In BtoB marketing especially, a growing number of companies are combining customer journey frameworks with Marketing Mix Modeling (MMM) and Marketing Automation (MA) to quantify the effectiveness of tactics at each stage of the journey and optimize budget allocation accordingly.

Helpful Templates and Tools for Creating Customer Journey Maps

Using dedicated tools and templates makes creating a customer journey map much more efficient.

For those starting for free, Google Sheets or Google Slides work well for building your own map. They're easy to share and support collaborative editing. Online whiteboard tools like Miro and FigJam offer dedicated customer journey map templates with drag-and-drop functionality for intuitive map creation.

For a more advanced approach, integrating with CRM or MA tools like HubSpot or Salesforce enables journey analysis based on actual customer data. This allows you to move beyond hypothesis-based maps to data-driven journey management.

Conclusion: Use the Customer Journey to Build Customer-Centric Marketing

The customer journey is a framework that visualizes the entire process through which a customer discovers, purchases, and becomes a loyal advocate of a product or service. Creating a customer journey map enables deeper customer understanding, stronger cross-departmental alignment, and clearer prioritization of initiatives.

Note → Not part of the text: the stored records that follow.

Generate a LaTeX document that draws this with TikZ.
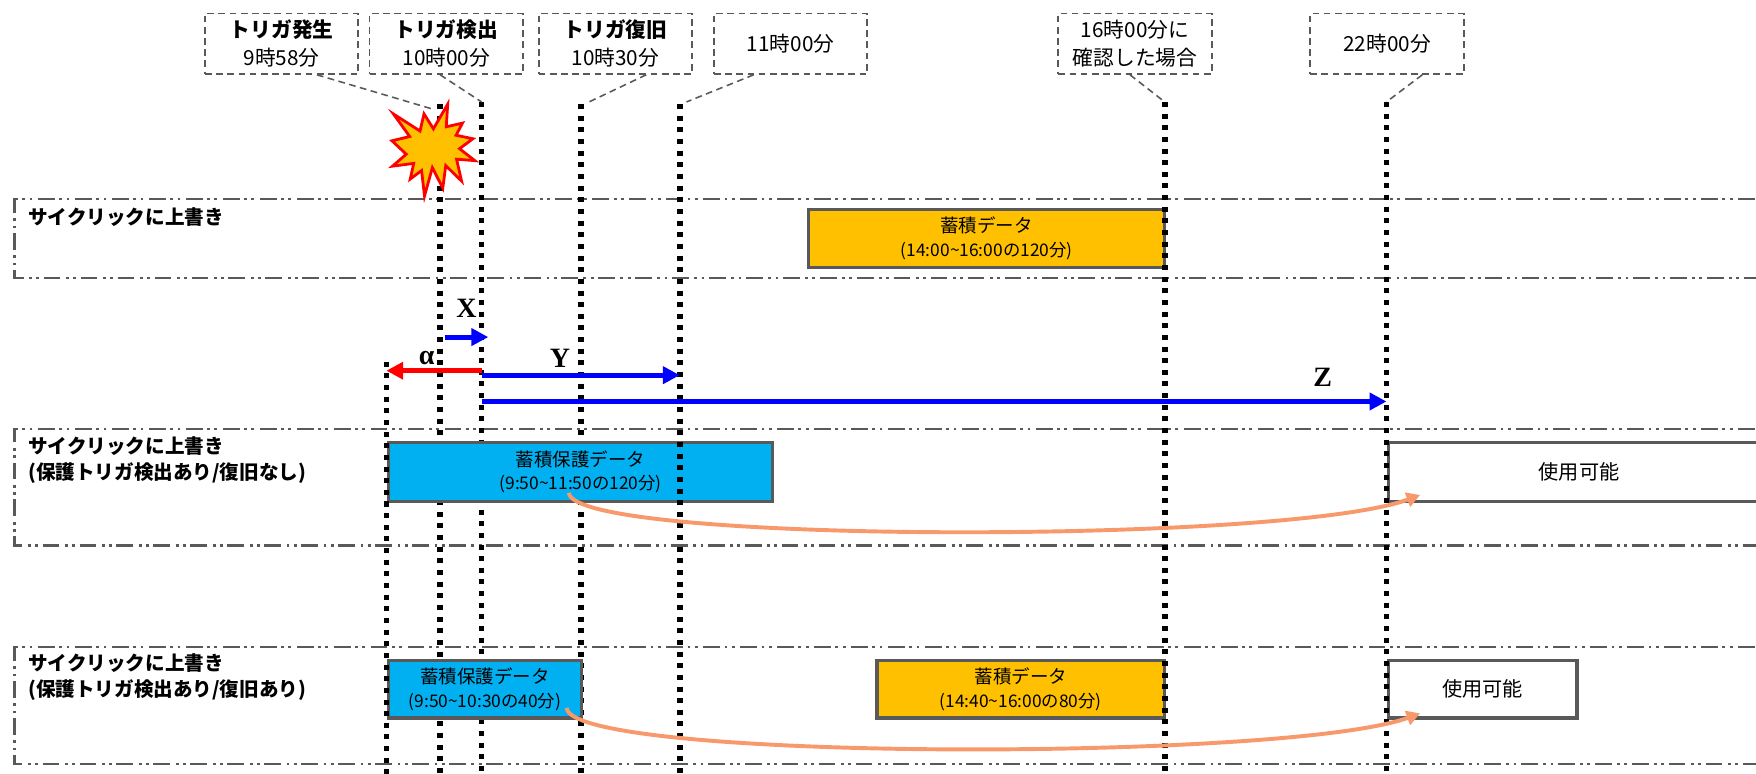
\documentclass[tikz,border=0pt]{standalone}
\usepackage{fontspec}
\setmainfont{Noto Sans CJK JP}
\newfontfamily\serifbf{Liberation Serif}
\usetikzlibrary{arrows.meta}
\definecolor{gborder}{HTML}{595959}
\definecolor{orangefill}{HTML}{FFC000}
\definecolor{bluefill}{HTML}{00B0F0}
\definecolor{salmon}{RGB}{248,153,108}
\definecolor{arrblue}{HTML}{0000FF}
\definecolor{arrred}{HTML}{FF0000}
\begin{document}
\begin{tikzpicture}[x=1pt,y=-1pt,
  hdr/.style={draw=gborder, line width=1.6pt, dash pattern=on 6pt off 4pt, minimum width=137pt, minimum height=54pt, inner sep=0pt, align=center, font=\fontsize{18.5}{24.5}\selectfont},
  leader/.style={draw=gborder, line width=1.4pt, dash pattern=on 6pt off 4pt},
  vdot/.style={draw=black, line width=5pt, dash pattern=on 4.5pt off 5.9pt},
  lane/.style={draw=gborder, line width=2pt, dash pattern=on 15pt off 5pt on 2.5pt off 4pt on 2.5pt off 4pt},
  lanelbl/.style={font=\fontsize{17.5}{23.5}\selectfont\bfseries, align=left, anchor=west, inner sep=0pt},
  databox/.style={draw=gborder, line width=3pt, inner sep=0pt, align=center, font=\fontsize{16.5}{21}\selectfont},
  tarrow/.style={line width=4.5pt, -{Triangle[length=15pt,width=15pt]}},
  curvearr/.style={draw=salmon, line width=3.5pt, -{Triangle[length=12pt,width=13pt]}},
  greek/.style={font=\serifbf\bfseries\fontsize{25}{25}\selectfont, inner sep=0pt}
]
\useasboundingbox (0,0) rectangle (1568,691);

% lanes
\draw[lane] (1600,178) -- (13,178) -- (13,248) -- (1600,248);
\draw[lane] (1600,383) -- (13,383) -- (13,487) -- (1600,487);
\draw[lane] (1600,578) -- (13,578) -- (13,682) -- (1600,682);

\node[lanelbl] (L1) at (25,193.5) {サイクリックに上書き};
\node[lanelbl] (L2) at (25,410.7) {サイクリックに上書き\\(保護トリガ検出あり/復旧なし)};
\node[lanelbl] (L3) at (25,604.5) {サイクリックに上書き\\(保護トリガ検出あり/復旧あり)};

% dotted time lines (under the boxes)
\coordinate (v1t) at (393,93);   \coordinate (v1b) at (393,700);
\coordinate (v2t) at (430,91);   \coordinate (v2b) at (430,700);
\coordinate (v3t) at (519,93);   \coordinate (v3b) at (519,700);
\coordinate (v0t) at (345,323);  \coordinate (v0b) at (345,700);
\coordinate (v4t) at (607,93);   \coordinate (v4b) at (607,700);
\coordinate (v5t) at (1040,91);  \coordinate (v5b) at (1040,700);
\coordinate (v6t) at (1238,91);  \coordinate (v6b) at (1238,700);
\draw[vdot] (v1t) -- (v1b);
\draw[vdot] (v2t) -- (v2b);
\draw[vdot] (v3t) -- (v3b);

% data boxes
\node[databox, fill=orangefill, minimum width=318pt, minimum height=52pt] (d1) at (881,213)
  {蓄積データ\\{\fontsize{15.5}{21}\selectfont (14:00\textasciitilde16:00の120分)}};
\node[databox, fill=bluefill, minimum width=343pt, minimum height=53pt] (d2) at (518.5,421.5)
  {蓄積保護データ\\{\fontsize{15.5}{21}\selectfont (9:50\textasciitilde11:50の120分)}};
\node[databox, fill=white, minimum width=340pt, minimum height=53pt, font=\fontsize{18}{20}\selectfont] (u1) at (1410,421.5) {使用可能};
\node[databox, fill=bluefill, minimum width=172pt, minimum height=51pt] (d3) at (433,615.5)
  {蓄積保護データ\\{\fontsize{15.5}{21}\selectfont (9:50\textasciitilde10:30の40分)}};
\node[databox, fill=orangefill, minimum width=257pt, minimum height=51pt] (d4) at (911.5,615.5)
  {蓄積データ\\{\fontsize{15.5}{21}\selectfont (14:40\textasciitilde16:00の80分)}};
\node[databox, fill=white, minimum width=168pt, minimum height=51pt, font=\fontsize{18}{20}\selectfont] (u2) at (1324,615.5) {使用可能};

% dotted time lines (over the boxes)
\draw[vdot] (v0t) -- (v0b);
\draw[vdot] (v4t) -- (v4b);
\draw[vdot] (v5t) -- (v5b);
\draw[vdot] (v6t) -- (v6b);

% interval arrows
\coordinate (xs) at (397,301);  \coordinate (xe) at (436,301);
\coordinate (as) at (430,331);  \coordinate (ae) at (345,331);
\coordinate (ys) at (430,335);  \coordinate (ye) at (607,335);
\coordinate (zs) at (430,358.5);\coordinate (ze) at (1238,358.5);
\draw[tarrow, arrblue] (xs) -- (xe);
\draw[tarrow, arrred] (as) -- (ae);
\draw[tarrow, arrblue] (ys) -- (ye);
\draw[tarrow, arrblue] (zs) -- (ze);
\node[greek] (lx) at (416.5,275) {X};
\node[greek] (la) at (381,320) {α};
\node[greek] (ly) at (500,320) {Y};
\node[greek] (lz) at (1181,337) {Z};

% curved arrows
\coordinate (c1s) at (508,440); \coordinate (c1e) at (1268,442);
\coordinate (c2s) at (506,632); \coordinate (c2e) at (1268,637);
\draw[curvearr] (c1s) .. controls (510,486) and (1150,486) .. (c1e);
\draw[curvearr] (c2s) .. controls (508,680) and (1150,680) .. (c2e);

% starburst
\begin{scope}[shift={(350,93)}, xscale=0.3426, yscale=0.3796]
\draw[draw=arrred, line width=2.5pt, fill=orangefill, line join=miter]
 (108,58) -- (145.22,0) -- (141.55,53.25) -- (183.8,44.57) -- (167.02,73.15) -- (210.97,81.37)
 -- (176.07,104.75) -- (216,132.9) -- (168.37,129.42) -- (181.45,180.95) -- (140.2,144.57)
 -- (132.47,197.37) -- (105.32,149.35) -- (84.85,216) -- (77.15,156.27) -- (47.62,176.17)
 -- (56.67,139.37) -- (1.35,145.87) -- (37.22,117.75) -- (0,86.15) -- (46.27,76.17)
 -- (3.7,22.95) -- (73.12,63.2) -- (83.52,22.95) -- cycle;
\end{scope}

% header boxes
\node[hdr] (b1) at (251.5,39) {{\bfseries トリガ発生}\\9時58分};
\node[hdr] (b2) at (398.5,39) {{\bfseries トリガ検出}\\10時00分};
\node[hdr] (b3) at (549.5,39) {{\bfseries トリガ復旧}\\10時30分};
\node[hdr] (b4) at (706,39) {11時00分};
\node[hdr] (b5) at (1013.5,39) {16時00分に\\確認した場合};
\node[hdr] (b6) at (1238.5,39) {22時00分};

\coordinate (l1) at (385,97);
\coordinate (l3) at (526,91);
\coordinate (l4) at (613,91);
\draw[leader] ([xshift=31.5pt]b1.south) -- (l1);
\draw[leader] ([xshift=-5.5pt]b2.south) -- (v2t);
\draw[leader] ([xshift=27.5pt]b3.south) -- (l3);
\draw[leader] ([xshift=-33pt]b4.south) -- (l4);
\draw[leader] ([xshift=-4.5pt]b5.south) -- (v5t);
\draw[leader] ([xshift=31.5pt]b6.south) -- (v6t);
\end{tikzpicture}
\end{document}
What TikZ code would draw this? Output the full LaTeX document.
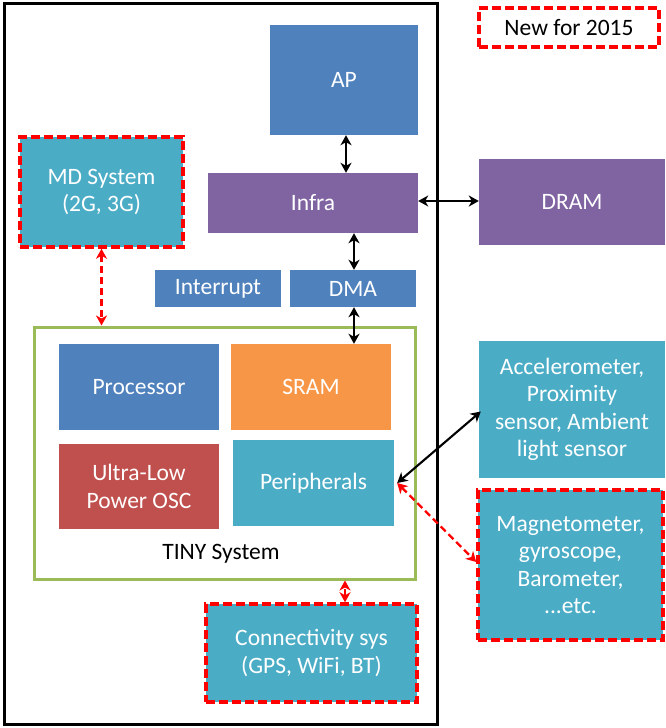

The 5-step process—define the persona, define the phases, map out behaviors and psychology, map touchpoints and tactics, identify improvement areas—gives even first-timers a clear path to building their first customer journey map. The key to success is starting simple and continuously updating the map based on real data.

As customer buying behavior grows ever more complex, now is the perfect time to put the customer journey at the center of your marketing approach and build a truly customer-centric strategy.